Ucuz goller
Mustafa Denizli, Avrupa maçlarından sonra her seferinde "Bu kadar ucuz goller yememeliyiz" diyor. Beşiktaş'tan gönderilen Danimarka Milli Takım kalecisi Kjaer de giderayak "Beşiktaş defansı çok kolay gol yiyor" demişti.
Nedir ucuz ve kolay gol?
Modern futbolda ancak çok emek verildikten sonra ulaşılabilen bir şey gol...
O yüzden pahalı... O yüzden zor...
Peki biz ne yapıyoruz?
Biz hâlâ savunma yapamıyoruz...
Çünkü, savunma üç-dört adamı yan yana dizmek değildir!
Savunma yapmak bu adamları birbirleriyle ve takımın geri kalanıyla işbirliği içine sokmak demektir...
Bunun için örgütlenmek gerekir. Savunmak örgütlenmektir. İyi savunma iyi örgütlenmedir...
Çuvalladığımız yer de işte bu nokta!
Saha içinde tutarlı bir işbirliği üretmekte zorlanıyoruz. Bu da olumsuz meyvalarını "ucuz" goller olarak veriyor...
Benim sözüm hocalara
Örnek bu ya! Hasan Şaş almış başını gidiyor... Yaptığı yanlış, ama yine de şut atarsa gol olabiliyor, bütün yanlış tercihlerine rağmen topu arkadaşına geçirebilirse gol pası vermiş olabiliyor, rastgele topu ortalar da biri kafa vurursa gol olabiliyor...
Aynı rastgele futbolu bir savunmacı oynayamaz, oynadığında takımı perişan olur.
Hiçbir savunmacı "alıp başını gidemez", giderse (Bakınız Ümit Özat) savunma diye bir şey kalmaz.

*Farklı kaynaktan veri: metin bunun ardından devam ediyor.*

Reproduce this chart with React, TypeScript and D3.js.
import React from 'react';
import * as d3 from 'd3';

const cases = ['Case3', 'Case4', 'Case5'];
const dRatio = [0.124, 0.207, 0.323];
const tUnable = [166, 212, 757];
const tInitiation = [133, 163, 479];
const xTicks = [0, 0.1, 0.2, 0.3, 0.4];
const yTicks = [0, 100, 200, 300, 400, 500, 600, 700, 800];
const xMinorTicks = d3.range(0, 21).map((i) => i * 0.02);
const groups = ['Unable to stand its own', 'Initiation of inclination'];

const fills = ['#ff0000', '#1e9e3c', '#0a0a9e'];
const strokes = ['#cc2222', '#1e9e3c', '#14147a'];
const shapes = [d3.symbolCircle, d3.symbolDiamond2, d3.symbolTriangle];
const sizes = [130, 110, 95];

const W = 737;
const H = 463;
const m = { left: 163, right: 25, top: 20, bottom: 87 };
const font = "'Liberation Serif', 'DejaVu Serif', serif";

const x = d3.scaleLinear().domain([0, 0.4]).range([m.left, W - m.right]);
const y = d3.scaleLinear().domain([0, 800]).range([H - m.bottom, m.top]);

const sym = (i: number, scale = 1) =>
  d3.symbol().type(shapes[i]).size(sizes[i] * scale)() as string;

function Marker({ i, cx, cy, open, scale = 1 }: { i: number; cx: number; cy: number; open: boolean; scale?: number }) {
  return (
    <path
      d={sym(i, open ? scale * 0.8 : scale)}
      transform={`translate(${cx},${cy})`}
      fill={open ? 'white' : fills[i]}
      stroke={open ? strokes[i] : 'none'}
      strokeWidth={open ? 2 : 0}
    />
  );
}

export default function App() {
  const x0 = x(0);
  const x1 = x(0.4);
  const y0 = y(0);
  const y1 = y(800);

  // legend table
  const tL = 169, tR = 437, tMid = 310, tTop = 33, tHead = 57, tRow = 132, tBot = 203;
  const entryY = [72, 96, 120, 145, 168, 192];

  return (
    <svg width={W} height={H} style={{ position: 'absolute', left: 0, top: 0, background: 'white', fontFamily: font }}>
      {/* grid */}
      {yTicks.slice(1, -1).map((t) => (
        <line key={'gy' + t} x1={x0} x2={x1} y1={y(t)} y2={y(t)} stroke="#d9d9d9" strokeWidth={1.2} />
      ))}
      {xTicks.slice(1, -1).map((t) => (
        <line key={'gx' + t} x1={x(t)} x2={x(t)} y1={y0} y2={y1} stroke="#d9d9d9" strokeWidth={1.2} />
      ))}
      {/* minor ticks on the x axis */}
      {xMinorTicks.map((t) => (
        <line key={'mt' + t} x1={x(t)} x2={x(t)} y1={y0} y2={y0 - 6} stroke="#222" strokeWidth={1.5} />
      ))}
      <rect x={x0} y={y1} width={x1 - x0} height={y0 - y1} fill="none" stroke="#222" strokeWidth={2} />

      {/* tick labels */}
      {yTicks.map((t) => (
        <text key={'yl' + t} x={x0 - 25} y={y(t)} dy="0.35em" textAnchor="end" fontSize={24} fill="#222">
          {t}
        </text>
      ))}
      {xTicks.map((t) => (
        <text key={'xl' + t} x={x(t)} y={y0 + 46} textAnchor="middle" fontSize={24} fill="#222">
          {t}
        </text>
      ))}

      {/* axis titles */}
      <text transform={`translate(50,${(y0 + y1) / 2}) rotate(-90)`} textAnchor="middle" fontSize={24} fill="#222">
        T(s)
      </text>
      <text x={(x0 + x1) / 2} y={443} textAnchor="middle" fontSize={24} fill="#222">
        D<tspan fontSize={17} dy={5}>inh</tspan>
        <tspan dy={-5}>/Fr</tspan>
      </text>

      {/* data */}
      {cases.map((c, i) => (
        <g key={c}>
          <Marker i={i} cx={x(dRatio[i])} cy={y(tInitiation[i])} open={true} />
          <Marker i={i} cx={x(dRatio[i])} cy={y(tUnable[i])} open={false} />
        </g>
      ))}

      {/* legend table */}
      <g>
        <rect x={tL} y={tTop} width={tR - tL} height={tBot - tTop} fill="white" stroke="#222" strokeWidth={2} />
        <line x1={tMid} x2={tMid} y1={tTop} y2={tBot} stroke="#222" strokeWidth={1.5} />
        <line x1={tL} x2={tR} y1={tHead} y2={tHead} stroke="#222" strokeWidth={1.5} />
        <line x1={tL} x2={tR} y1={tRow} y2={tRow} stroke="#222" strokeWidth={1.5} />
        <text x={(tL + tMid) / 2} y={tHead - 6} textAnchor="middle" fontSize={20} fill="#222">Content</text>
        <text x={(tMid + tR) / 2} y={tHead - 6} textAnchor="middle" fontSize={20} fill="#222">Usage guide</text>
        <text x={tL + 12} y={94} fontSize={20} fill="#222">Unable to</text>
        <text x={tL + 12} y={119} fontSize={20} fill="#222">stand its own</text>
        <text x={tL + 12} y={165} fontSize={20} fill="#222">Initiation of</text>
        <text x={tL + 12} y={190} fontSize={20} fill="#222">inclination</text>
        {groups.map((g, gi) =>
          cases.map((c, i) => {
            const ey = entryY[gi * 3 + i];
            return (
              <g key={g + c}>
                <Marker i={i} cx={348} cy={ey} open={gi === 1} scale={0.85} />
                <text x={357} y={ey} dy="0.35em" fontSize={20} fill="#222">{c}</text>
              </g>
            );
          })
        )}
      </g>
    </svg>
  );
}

Ümit Karan, Oktay, İlhan Mansız filan ıska geçmekte özgürdürler... Ama hangi savunmacıya ıska geçme özgürlüğü tanır modern futbol?
Bu inceliği bilen yabancı savunmacılar gelip ligimizde takır takır oynuyorlar. Bizim çocuklar içlerinden "Yahu kişisel becerilerine bakılırsa, bu adamlar üçüncü sınıf" diye geçiriyorlar, biliyorum.
Doğru da... Birçoğu yetenekleri bakımından "üçüncü sınıf" ama örgütlenme bilinci açısından birinci sınıf olmaları yetiyor!
Sözüm teknik adamlara!
Savunmacılarınıza iletişmeyi, doğru yerde durmayı ve işbirliği yapmayı "sil baştan" öğreteceksiniz! Başka çare yok!